UNBC Research At Mt Polley Continues

Prince George, BC, Canada / CKPG News
UNBC Research At Mt Polley Continues

A group of researchers, including two from UNBC, have received funding from the federal government’s Environmental Damages Fund to aid in their continued work around the Mount Polley Mine tailings pond breach. On August 4, 2014, the wall to the tailings pond failing, and a rush of roughly 24 million cubic metres of mine waste in Hazeltine Creek and adjoining watersheds. Now, Dr. Ellen Petticrew and Dr. Phil Owens from UNBC will share in $800,000 in funding, which comes from a new source.
“There’s a pot of money, nationally, that has been set aside when industries get fined. And this money is used to do reclamation work or research work associated with that type of impact, or that kind of disturbance,” Explains Dr. Petticrew.
Previously, the money would be used in the jurisdictions where the breach occurred.
“And they’ve now allowed this to go national. So while a lot of this money comes from mining fines that came from Quebec and Northern Ontario, they [the federal government] are now allowing it to be used further afield.”
The Dr. Max Blouw Quesnel River Research Centre has been in place for more than a  decade. Researchers have been collecting data on the watershed over those years. Those researchers were on the ground when the breach took place, giving them a unique set of information.
“It speaks allot to having research centres, field centres, like the Quesnel River Research Centre and for doing academic research on environmental questions, watershed questions,” says Dr.
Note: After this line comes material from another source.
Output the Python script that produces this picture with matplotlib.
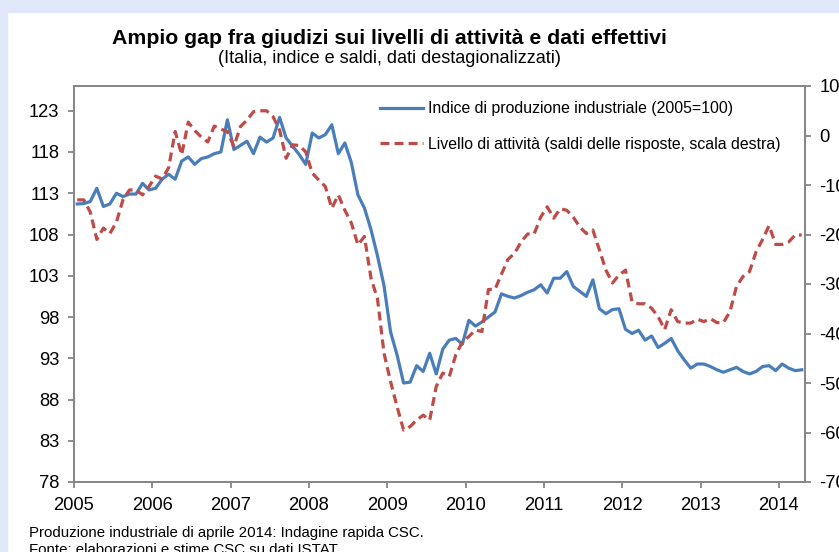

Owens. “It does give us a unique opportunity to contribute to the long term development of this story, because we do have this background data.”
UNBC provided stopgap funding while the EDF was pending, which allowed the team to borrow a unique piece of equipment from the Department of Fisheries and Oceans in Halifax.
“One of the important things we felt we needed to do was get samples of the sediment and tailings at the bottom of the lake. And critically, it’s that material which is at the very top, which interacts with the water column and several organisms that are likely to be at that location.”
Other core sampling equipment tends to disturb that layer, while this special equipment from Halifax does not.
Now, the crew will work for the next three years to keep vigilant.
“We’re following this material through the food chain with the idea, we think, that in the next few years, we may or may not see a signal in the fish,” says Dr. Petticrew. “Right now the fish seem to be in pretty good condition in terms of tissue samples for metals and they are identified as suitable for eating. But what we’d like to do is make sure that bio-accumulation of these metals doesn’t occur over the next few years.”
The EDF funding will also fund the research of collaborators Dr. Susan Baldwin and Dr. Bernard Laval, both at the University of British Columbia, and Dr. Greg Pyle at the University of Lethbridge, in addition to Dr. Stephen Déry at UNBC. UNBC Research Associate Todd French has been hired to assist with the research through the EDF funds. In addition, several undergraduate and graduate students, and post-doctoral scientists will receive funding for their work through the grant.